A narrativa entrelaça a história do Candomblé em Salvador, os personagens do Pelourinho presentes na obra de Jorge Amado, o mar, os barcos, os pescadores e o vento amados por Caymmi, essa cidade, essas pessoas, um mistura de invenção e fotografia da Bahia cujos traços de Carybé parecem sintetizar. Engraçadíssimas as troças entre os três. Amado repete algumas vezes: “A amizade é sal da vida”. Não vou me alongar, só recomendar o longa.

Tomei uma cerveja para me preparar para o filme seguinte: “Brasiliana: o musical negro que apresentou o Brasil ao mundo”, do fundamental Joel Zito Araújo. Dissidência do Teatro Experimental do Negro e capitaneada por Haroldo Costa (o Brasil precisa render mais homenagens a esse homem), a companhia de dança celebrava as matrizes africanas de nossa cultura e era composta por músicos e dançarinos negros. A música sob a batuta do maestro José Prates, outro ilustre desconhecido para mim. Destaque para os arranjos do musical Navio Negreiro.

Joel Zito fez uma escolha arriscada ao decidir celebrar a trajetória desses artistas. Ficam em segundo plano o racismo, a exploração da imagem sexualizada de homens e mulheres negras que resumiu o Brasil for Export, o enriquecimento do empresário Miécio Askanasy, que comandou o grupo após um racha com Haroldo Costa, em detrimento dos baixos salários dos artistas – só o café e o transporte eram garantidos, o que obrigava a almoços e jantares improvisados em quartos de hotel.
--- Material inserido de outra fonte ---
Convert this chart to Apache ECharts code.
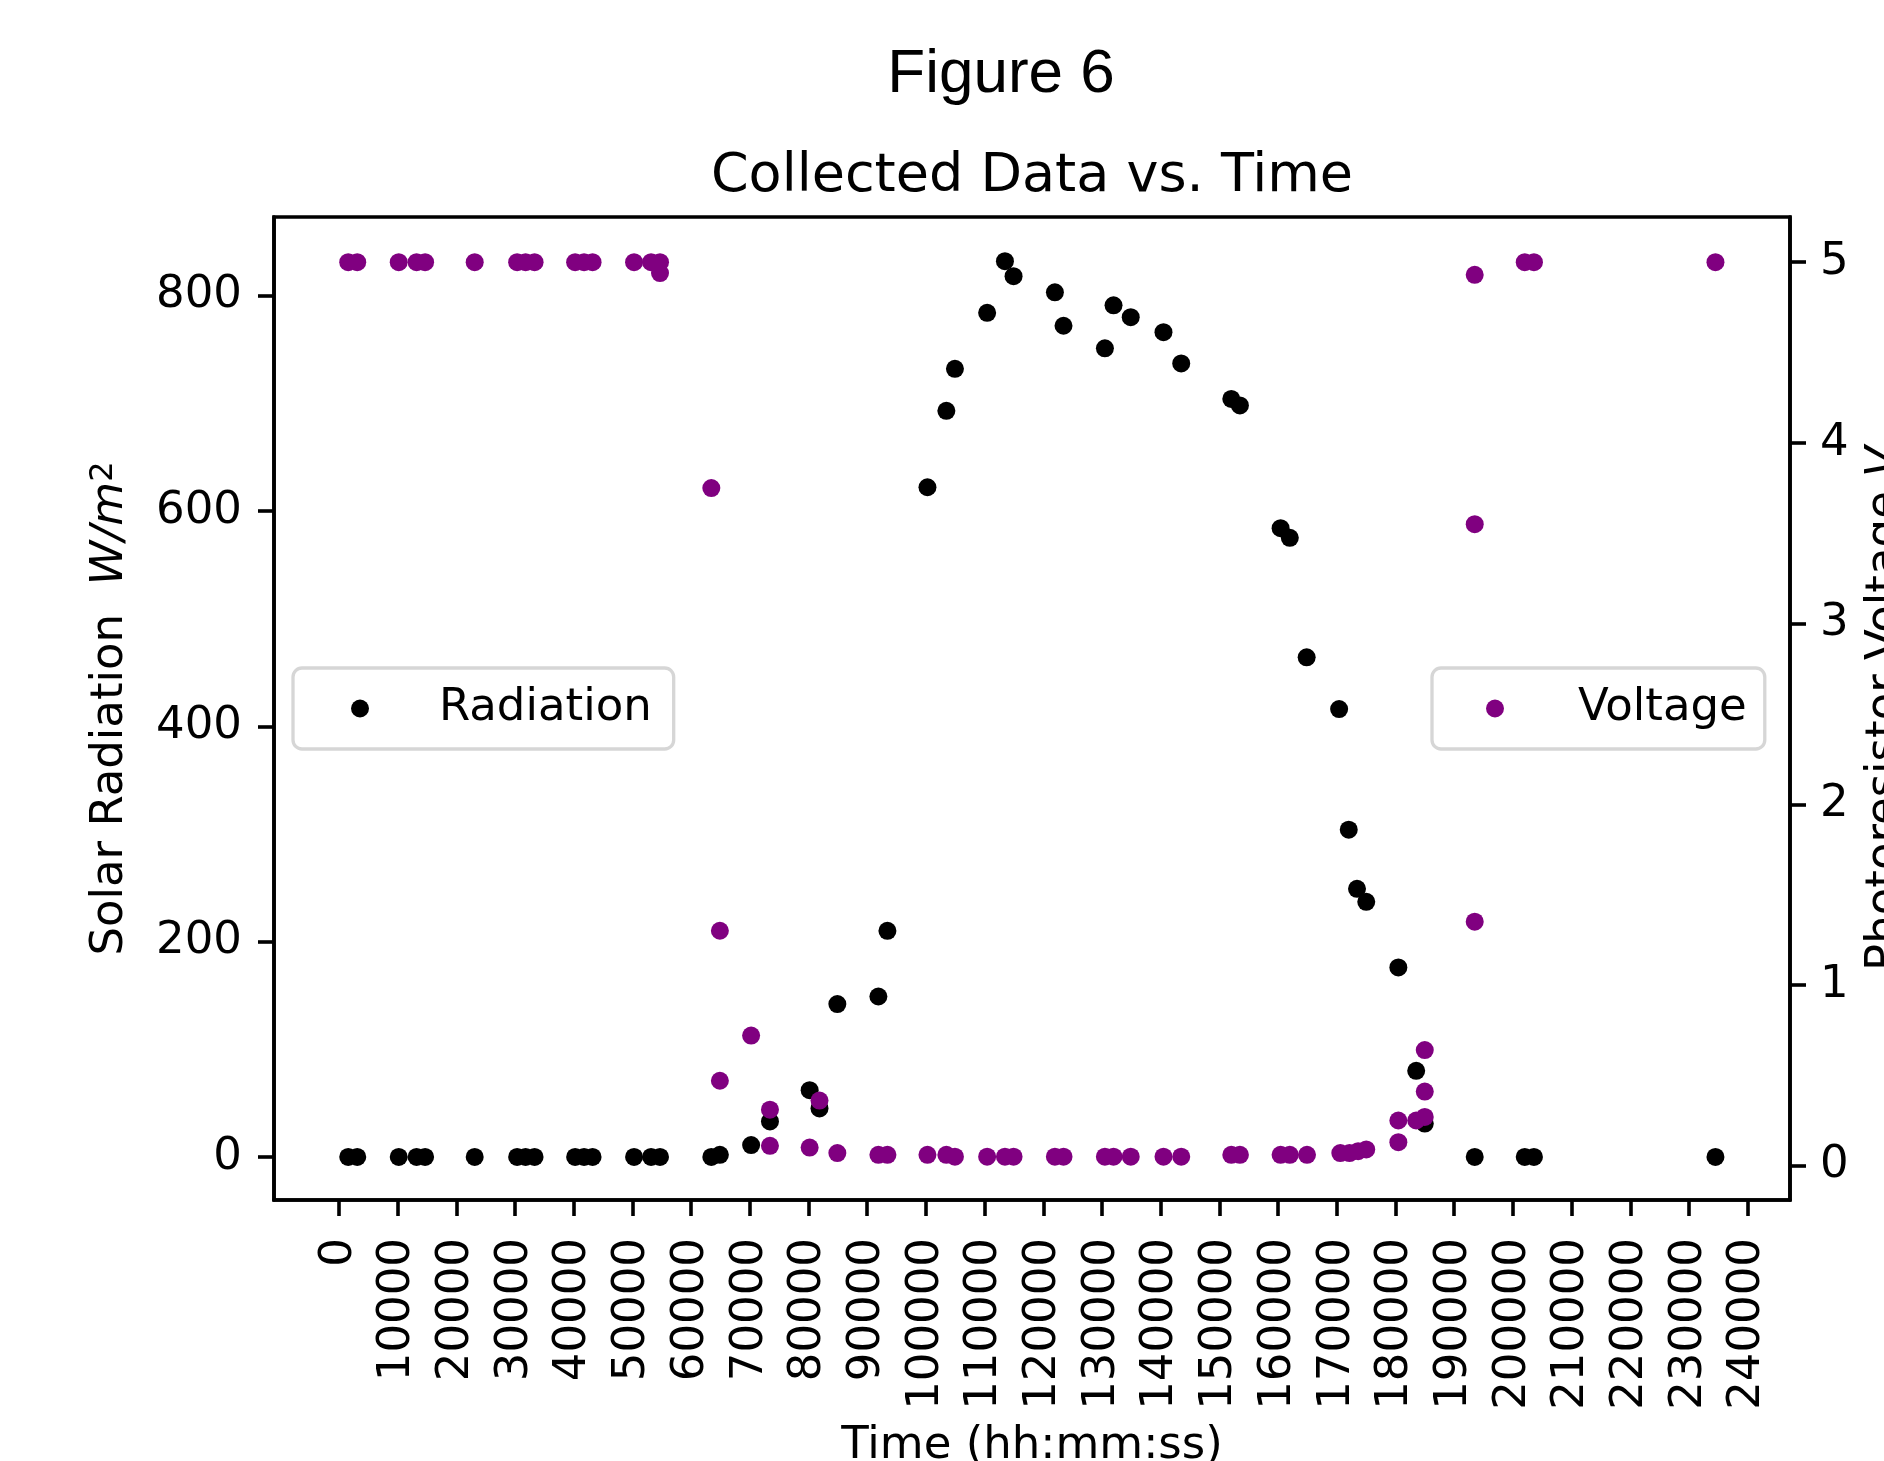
<!DOCTYPE html>
<html>
<head>
<meta charset="utf-8">
<script src="https://cdn.jsdelivr.net/npm/echarts@6/dist/echarts.min.js"></script>
<style>
  html, body { margin: 0; padding: 0; background: #fff; }
  #main { width: 1884px; height: 1461px; }
</style>
</head>
<body>
<div id="main"></div>
<script>
// time in seconds (x), radiation W/m^2 (left axis)
var radTime = [1585, 3120, 10190, 13230, 14680, 23130, 30360, 31800, 33330, 40240, 41760, 43210, 50280, 53180, 54700,
    63440, 64900, 70220, 73430, 80190, 81870, 84910, 91900, 93440,
    100260, 103480, 104940, 110430, 113460, 114930, 121970, 123440, 130490, 131960, 134890, 140470, 143490,
    152020, 153490, 160420, 161990, 164860, 170390, 172030, 173440, 175010, 180480, 183520, 184980,
    193490, 202010, 203580, 234500];
var radiation = [0, 0, 0, 0, 0, 0, 0, 0, 0, 0, 0, 0, 0, 0, 0,
    0, 2, 11, 33, 62, 45, 142, 149, 210,
    622, 693, 732, 784, 832, 818, 803, 772, 751, 791, 780, 766, 737,
    704, 698, 584, 575, 464, 416, 304, 249, 237, 176, 80, 31,
    0, 0, 0, 0];

// photoresistor voltage (right axis)
var voltTime = [1585, 3120, 10190, 13230, 14680, 23130, 30360, 31800, 33330, 40240, 41760, 43210, 50280, 53180, 54700, 54700,
    63440, 64900, 64900, 70220, 73430, 73430, 80190, 81870, 84910, 91900, 93440,
    100260, 103480, 104940, 110430, 113460, 114930, 121970, 123440, 130490, 131960, 134890, 140470, 143490,
    152020, 153490, 160420, 161990, 164920, 170590, 172160, 173630, 175010, 180480, 180480, 183520,
    184980, 184980, 184980, 193490, 193490, 193490, 202010, 203580, 234500];
var voltage = [5, 5, 5, 5, 5, 5, 5, 5, 5, 5, 5, 5, 5, 5, 5, 4.94,
    3.75, 1.30, 0.47, 0.72, 0.31, 0.11, 0.10, 0.36, 0.07, 0.06, 0.06,
    0.06, 0.06, 0.05, 0.05, 0.05, 0.05, 0.05, 0.05, 0.05, 0.05, 0.05, 0.05, 0.05,
    0.06, 0.06, 0.06, 0.06, 0.06, 0.07, 0.07, 0.08, 0.09, 0.13, 0.25, 0.25,
    0.27, 0.41, 0.64, 4.93, 3.55, 1.35, 5, 5, 5];

var xTicks = [0, 10000, 20000, 30000, 40000, 50000, 60000, 70000, 80000, 90000, 100000, 110000, 120000,
    130000, 140000, 150000, 160000, 170000, 180000, 190000, 200000, 210000, 220000, 230000, 240000];
var radTicks = [0, 200, 400, 600, 800];
var voltTicks = [0, 1, 2, 3, 4, 5];

var radData = [];
for (var i = 0; i < radTime.length; i++) {
    radData.push([radTime[i], radiation[i]]);
}
var voltData = [];
for (var i = 0; i < voltTime.length; i++) {
    voltData.push([voltTime[i], voltage[i]]);
}

var font = 'DejaVu Sans';
var line = { show: true, onZero: false, lineStyle: { color: '#000', width: 3.6 } };

var myChart = echarts.init(document.getElementById('main'), null, { renderer: 'canvas' });
var option = {
    backgroundColor: '#fff',
    animation: false,
    title: [{
        text: 'Figure 6',
        left: 1001,
        top: 44,
        padding: 0,
        textAlign: 'center',
        textStyle: { fontFamily: 'Liberation Sans', fontSize: 62, fontWeight: 'normal', color: '#000' }
    }, {
        text: 'Collected Data vs. Time',
        left: 1032,
        top: 150,
        padding: 0,
        textAlign: 'center',
        textStyle: { fontFamily: font, fontSize: 54, fontWeight: 'normal', color: '#000' }
    }],
    grid: {
        left: 274, top: 217, width: 1516, height: 983,
        show: true, borderColor: '#000', borderWidth: 3.6, backgroundColor: 'transparent',
        outerBoundsMode: 'none'
    },
    legend: [{
        data: ['Radiation'],
        left: 293, top: 668,
        padding: [18, 22, 18, 58],
        icon: 'circle', itemWidth: 18, itemHeight: 18,
        borderColor: '#d6d6d6', borderWidth: 3.3, borderRadius: 9,
        backgroundColor: 'rgba(255,255,255,0.8)',
        textStyle: { color: '#000', fontFamily: font, fontSize: 45, padding: [0, 0, 0, 65] }
    }, {
        data: ['Voltage'],
        left: 1432, top: 668,
        padding: [18, 18, 18, 54],
        icon: 'circle', itemWidth: 18, itemHeight: 18,
        borderColor: '#d6d6d6', borderWidth: 3.3, borderRadius: 9,
        backgroundColor: 'rgba(255,255,255,0.8)',
        textStyle: { color: '#000', fontFamily: font, fontSize: 45, padding: [0, 0, 0, 69] }
    }],
    xAxis: {
        type: 'value',
        min: -11060, max: 247200,
        name: 'Time (hh:mm:ss)',
        nameLocation: 'middle',
        nameGap: 224,
        nameMoveOverlap: false,
        nameTextStyle: { color: '#000', fontFamily: font, fontSize: 45 },
        axisLine: line,
        axisTick: { show: true, inside: false, length: 16, lineStyle: { color: '#000', width: 3.6 }, customValues: xTicks },
        axisLabel: {
            color: '#000', fontFamily: font, fontSize: 45, rotate: 90, margin: 38,
            customValues: xTicks,
            formatter: function (v) { return String(v); }
        },
        splitLine: { show: false }
    },
    yAxis: [{
        type: 'value',
        position: 'left',
        min: -40, max: 873,
        name: '{n|Solar Radiation  }{i|W/m}{s|2}',
        nameLocation: 'middle',
        nameGap: 141,
        nameMoveOverlap: false,
        nameTextStyle: {
            color: '#000', fontFamily: font, fontSize: 45,
            rich: {
                n: { fontFamily: font, fontSize: 45, color: '#000', lineHeight: 45, verticalAlign: 'bottom' },
                i: { fontFamily: font, fontSize: 45, fontStyle: 'italic', color: '#000', lineHeight: 45, verticalAlign: 'bottom' },
                s: { fontFamily: font, fontSize: 32, color: '#000', lineHeight: 32, verticalAlign: 'top', padding: [0, 0, 20, 0] }
            }
        },
        axisLine: line,
        axisTick: { show: true, inside: false, length: 16, lineStyle: { color: '#000', width: 3.6 }, customValues: radTicks },
        axisLabel: { color: '#000', fontFamily: font, fontSize: 45, margin: 32, customValues: radTicks },
        splitLine: { show: false }
    }, {
        type: 'value',
        position: 'right',
        min: -0.19, max: 5.25,
        name: 'Photoresistor Voltage {i|V}',
        nameLocation: 'middle',
        nameGap: 73,
        nameMoveOverlap: false,
        nameTextStyle: {
            color: '#000', fontFamily: font, fontSize: 45,
            rich: { i: { fontFamily: font, fontSize: 45, fontStyle: 'italic', color: '#000' } }
        },
        axisLine: line,
        axisTick: { show: true, inside: false, length: 16, lineStyle: { color: '#000', width: 3.6 }, customValues: voltTicks },
        axisLabel: { color: '#000', fontFamily: font, fontSize: 45, margin: 30, customValues: voltTicks },
        splitLine: { show: false }
    }],
    series: [{
        name: 'Radiation',
        type: 'scatter',
        yAxisIndex: 0,
        symbol: 'circle',
        symbolSize: 18,
        itemStyle: { color: '#000', opacity: 1 },
        data: radData
    }, {
        name: 'Voltage',
        type: 'scatter',
        yAxisIndex: 1,
        symbol: 'circle',
        symbolSize: 18,
        itemStyle: { color: '#800080', opacity: 1 },
        data: voltData
    }]
};
myChart.setOption(option);
</script>
</body>
</html>
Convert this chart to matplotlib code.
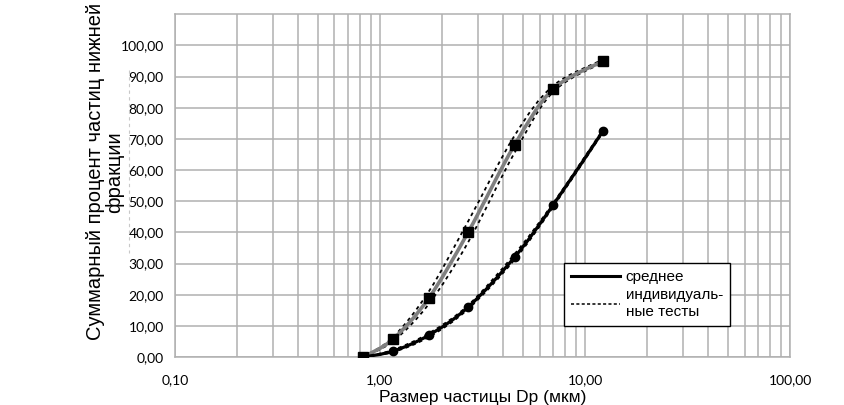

O diretor está mais preocupado em mostrar a história das pessoas, artistas que, apesar dos problemas, viram na companhia a oportunidade de uma vida, viajar, ao se apresentar e fazer sucesso nos palcos europeus entre os anos 1960 e 1970, deixando um Brasil que pouco valor e espaço oferecia para seus talentos. A obra apresenta também as idiossincrasias do machismo e do racismo para essa geração.

Os dois filmes salvaram minha sexta. Saí do Cinesesc ávido para pesquisar sobre tudo, ler mais Amado, ouvir mais Caymmi e José Prates. É isso que muitas vezes faz a Cultura, faz da busca um sentido para a vida.